By Alex Sibley
While rust, the corrosion product of iron, is the most common and obvious symbol of corrosion, almost all metals that have been used from ancient times to modern alloys are damaged by exposure to oxidising agents (like air), with costs calculated to be approximately $2.5 trillion USD[1]. Especially vulnerable is the metal magnesium, a lightweight and strong material with properties that make it ideally suited to the automotive and aeronautical industries. Unfortunately, another property it possesses is high reactivity – magnesium is one of the main ingredients in flares that can burn underwater – a significant problem! The group of chemicals known as organosilanes (similar to what you would find in tube of silicone gap filler) can be used to create protective coatings that are environmentally benign, compared to toxic and carcinogenic coatings containing chromium[2] – perfect! Problem solved, we can all go home.
Not quite. The chemistry needed to produce organosilane films involves acidic conditions, which are a minor concern for most materials, but how will this affect highly reactive magnesium? By using state of the art electron spectroscopy and microscopy facilities, we are able to study the structure and composition of organosilane films on the micro and nanoscales. By combining two techniques: Secondary Electron Microscopy and Scanning Auger Microscopy, we can see images of surfaces, as well as their elemental compositions. This information reveals that the acidic conditions used to produce organosilane films damages the magnesium and leads to incomplete coatings (Figure 1).

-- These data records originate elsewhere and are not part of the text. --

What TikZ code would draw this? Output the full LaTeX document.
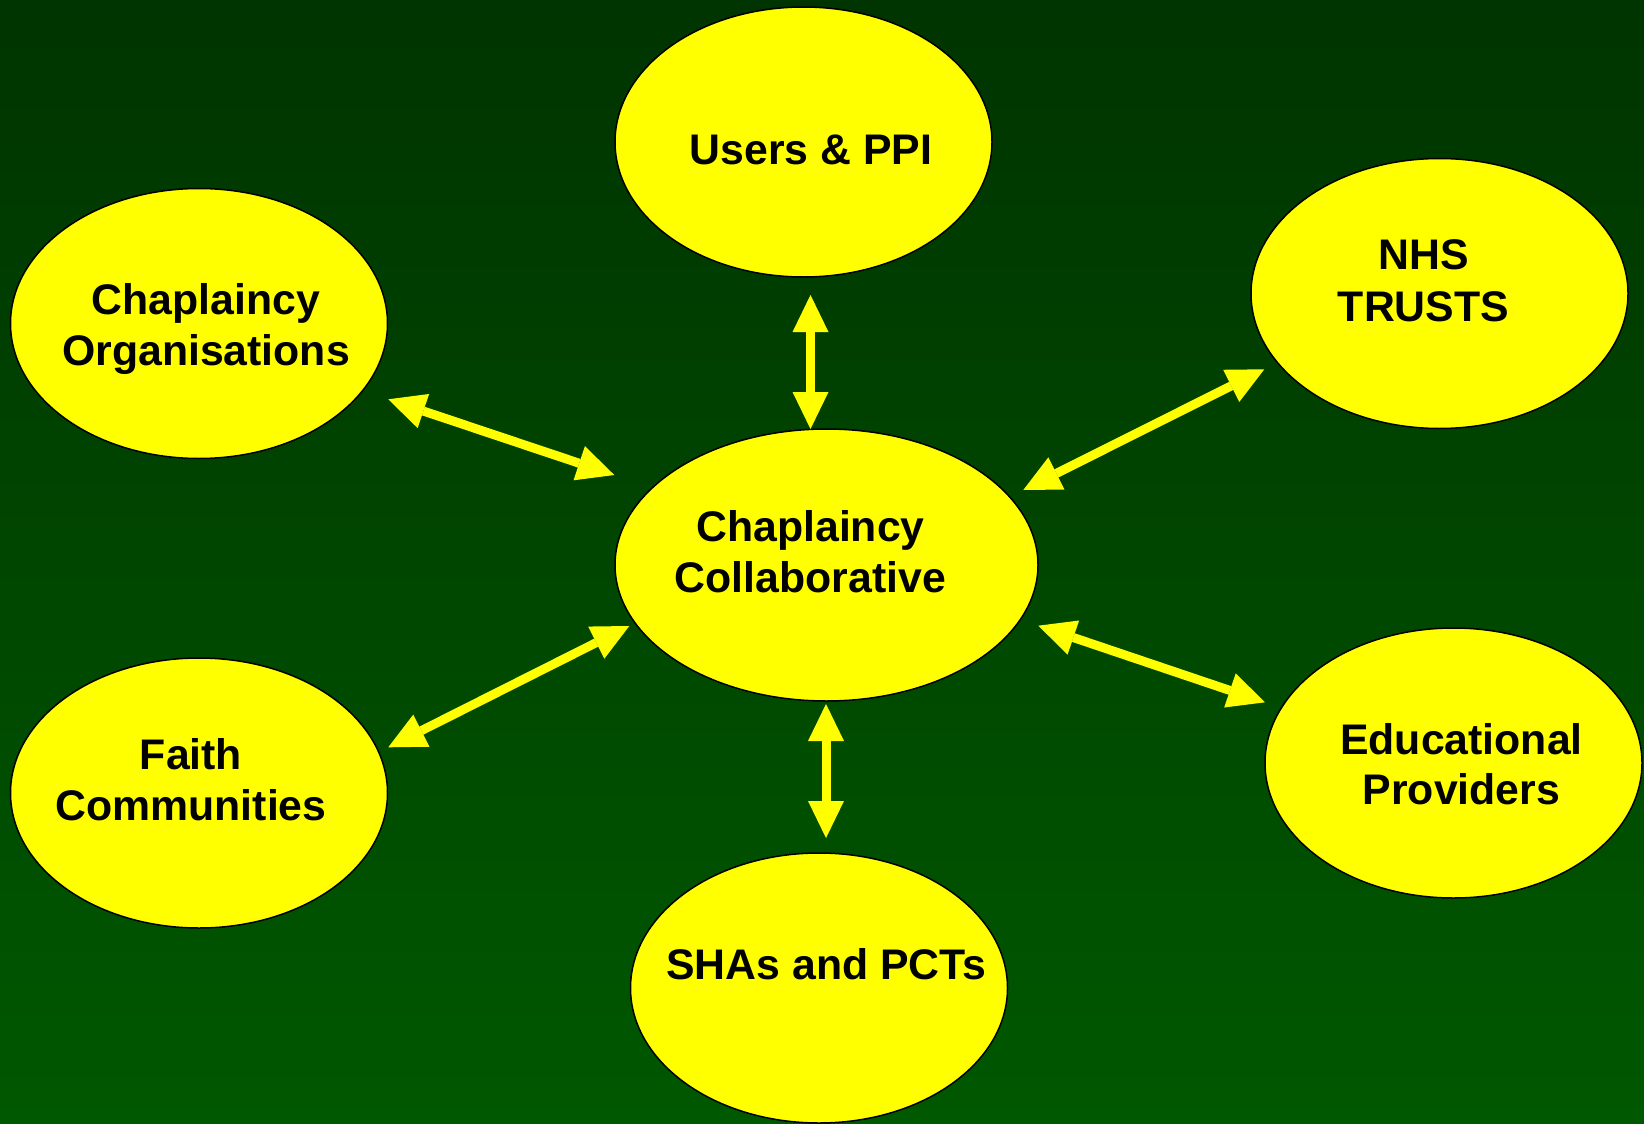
\documentclass[tikz,border=0pt]{standalone}
\usepackage{fontspec}
\setmainfont{Liberation Sans}
\usetikzlibrary{shapes.geometric,arrows.meta}
\definecolor{bgtop}{RGB}{0,52,0}
\definecolor{bgbot}{RGB}{0,88,0}
\definecolor{ellyellow}{RGB}{255,255,0}
\tikzset{
  ell/.style={ellipse, draw=black, line width=1.5pt, fill=ellyellow, inner sep=0pt,
              minimum width=377pt, minimum height=270pt},
  lbl/.style={anchor=base, inner sep=0pt, text=black,
              font=\fontsize{42.8pt}{50pt}\selectfont\bfseries},
  dbl/.style={draw=ellyellow, line width=9pt,
              {Triangle[length=37pt,width=36pt,line width=0pt]}-{Triangle[length=37pt,width=36pt,line width=0pt]}}
}
\begin{document}
\begin{tikzpicture}[x=1pt,y=-1pt]
  \clip (0,0) rectangle (1644,1124);
  \shade[top color=bgtop, bottom color=bgbot] (0,0) rectangle (1644,1124);

  % ellipses
  \node[ell] (users)  at (803.5,142) {};
  \node[ell] (corg)   at (199,323.5) {};
  \node[ell] (nhs)    at (1439.5,293.5) {};
  \node[ell, minimum width=423pt, minimum height=272pt] (collab) at (826.5,565) {};
  \node[ell] (faith)  at (199,793) {};
  \node[ell] (edu)    at (1453.5,763) {};
  \node[ell] (sha)    at (819,988) {};

  % labels
  \node[lbl] (tusers) at (811,164) {Users \& PPI};
  \node[lbl] (tcorg1) at (206,314) {Chaplaincy};
  \node[lbl] (tcorg2) at (206,365) {Organisations};
  \node[lbl] (tnhs1)  at (1423.5,269) {NHS};
  \node[lbl] (tnhs2)  at (1423.5,321) {TRUSTS};
  \node[lbl] (tcol1)  at (810.5,541) {Chaplaincy};
  \node[lbl] (tcol2)  at (810.5,592) {Collaborative};
  \node[lbl] (tfai1)  at (191,769) {Faith};
  \node[lbl] (tfai2)  at (191,820) {Communities};
  \node[lbl] (tedu1)  at (1461.5,754) {Educational};
  \node[lbl] (tedu2)  at (1461.5,804) {Providers};
  \node[lbl] (tsha)   at (826.5,979) {SHAs and PCTs};

  % arrow end points
  \coordinate (u1) at (810.5,295);
  \coordinate (u2) at (810.5,429);
  \coordinate (s1) at (826,704);
  \coordinate (s2) at (826,838);
  \coordinate (o1) at (388.3,399.3);
  \coordinate (o2) at (614.3,475);
  \coordinate (n1) at (1264.3,369.3);
  \coordinate (n2) at (1023.3,490);
  \coordinate (f1) at (629.3,626);
  \coordinate (f2) at (388.3,747.3);
  \coordinate (e1) at (1038.3,625.7);
  \coordinate (e2) at (1265,702.3);

  % connectors
  \draw[dbl] (u1) -- (u2);
  \draw[dbl] (s1) -- (s2);
  \draw[dbl] (o1) -- (o2);
  \draw[dbl] (n1) -- (n2);
  \draw[dbl] (f1) -- (f2);
  \draw[dbl] (e1) -- (e2);
\end{tikzpicture}
\end{document}
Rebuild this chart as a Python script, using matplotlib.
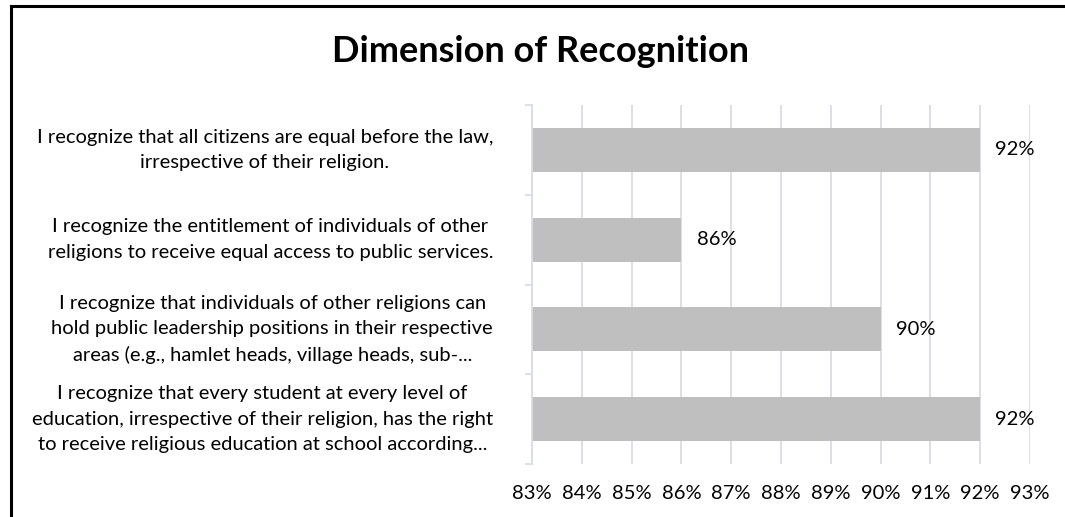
import matplotlib
matplotlib.use("Agg")
import matplotlib.pyplot as plt
from matplotlib.lines import Line2D
from matplotlib.ticker import PercentFormatter

plt.rcParams['font.family'] = ['Lato', 'DejaVu Sans']

title = "Dimension of Recognition"
categories = [
    "I recognize that all citizens are equal before the law,\nirrespective of their religion.",
    "I recognize the entitlement of individuals of other\nreligions to receive equal access to public services.",
    "I recognize that individuals of other religions can\nhold public leadership positions in their respective\nareas (e.g., hamlet heads, village heads, sub-...",
    "I recognize that every student at every level of\neducation, irrespective of their religion, has the right\nto receive religious education at school according...",
]
values = [0.92, 0.86, 0.90, 0.92]
x_ticks = [0.83, 0.84, 0.85, 0.86, 0.87, 0.88, 0.89, 0.90, 0.91, 0.92, 0.93]

GRID = "#D9DDE4"
W, H = 1065, 517
FS = 14.5

fig = plt.figure(figsize=(W / 100, H / 100), dpi=100)
ax = fig.add_axes([532 / W, 1 - 464 / H, (1030 - 532) / W, (464 - 105) / H])

pos = list(range(len(categories)))
ax.barh(pos, values, height=0.49, color="#BFBFBF", zorder=2)

ax.set_xlim(x_ticks[0], x_ticks[-1])
ax.set_xticks(x_ticks)
ax.xaxis.set_major_formatter(PercentFormatter(1.0, decimals=0))
ax.tick_params(axis="x", length=0, pad=15, labelsize=FS)
ax.grid(axis="x", color=GRID, linewidth=1.3, zorder=0)

ax.set_ylim(len(categories) - 0.5, -0.5)
# boundary ticks on the category axis
ax.set_yticks([p - 0.5 for p in pos] + [pos[-1] + 0.5])
ax.set_yticklabels([])
ax.tick_params(axis="y", which="major", length=5, width=1.3, color=GRID)

# category labels, centred lines, block right-aligned left of the axis
for p, c in zip(pos, categories):
    ax.annotate(c, xy=(0, p), xycoords=("axes fraction", "data"),
                xytext=(-28, 0), textcoords="offset points",
                ha="right", va="center", multialignment="center",
                linespacing=1.6, fontsize=FS)

for s in ["top", "right", "bottom"]:
    ax.spines[s].set_visible(False)
ax.spines["left"].set_color(GRID)
ax.spines["left"].set_linewidth(1.3)

for p, v in zip(pos, values):
    ax.annotate(f"{v:.0%}", xy=(v, p), xytext=(11, 0), textcoords="offset points",
                va="center", ha="left", fontsize=FS)

fig.text(541 / W, 1 - 51 / H, title, ha="center", va="center",
         fontsize=26, fontweight="bold")

# outer frame (cropped at right and bottom)
fig.add_artist(Line2D([11 / W, 11 / W], [0, 1 - 6 / H], color="black", linewidth=2.2, transform=fig.transFigure))
fig.add_artist(Line2D([11 / W, 1], [1 - 6 / H, 1 - 6 / H], color="black", linewidth=2.2, transform=fig.transFigure))

fig.savefig("out.png", dpi=100)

So, how can we create thin, protective films on magnesium where conventional methods have failed? The answer is by using the state of matter known as plasma. The term might seem more at home in science fiction but plasma is more common in the natural world than most people realise. In fact, given that the sun is primarily composed of plasma, it is hard to go a day without seeing one. More terrestrial examples include the bright flash of a lightning strike and the gas glowing inside a fluorescent light. These examples have little to do with the creation of thin films though, so how do we get from liquid chemistry to advanced plasma processing?
By completely sealing a steel chamber and pumping it to an extremely low pressure, similar to that of outer space (the science fiction influence continues), we create conditions whereby liquid organosilane is turned into a vapour. Radio waves (at a similar frequency to the one that is used in RFID devices) are used to ignite the gas into a charged plasma state (Figure 2) and the complex mixture of high-energy species within the plasma allows a film to be produced.
All this occurs in a clean environment without any organic solvents or other contamination. Not only that, but by adjusting the parameters and mixture of gasses in the plasma, we can control the composition and thickness to almost nanometre precision! This is surely a 21st century solution to a very ancient (and expensive) problem.
References:
- Koch, G., et al., International Measures of Prevention, Application, and Economics of Corrosion Technologies Study, G. Jacobson, Editor. 2016, NACE International: Houston, Texas, USA. p. 1-216.
- van Ooij, W.J., et al., Corrosion Protection Properties of Organofunctional Silanes–An Overview. Tsinghua Science & Technology, 2005. 10(6): p. 639-664.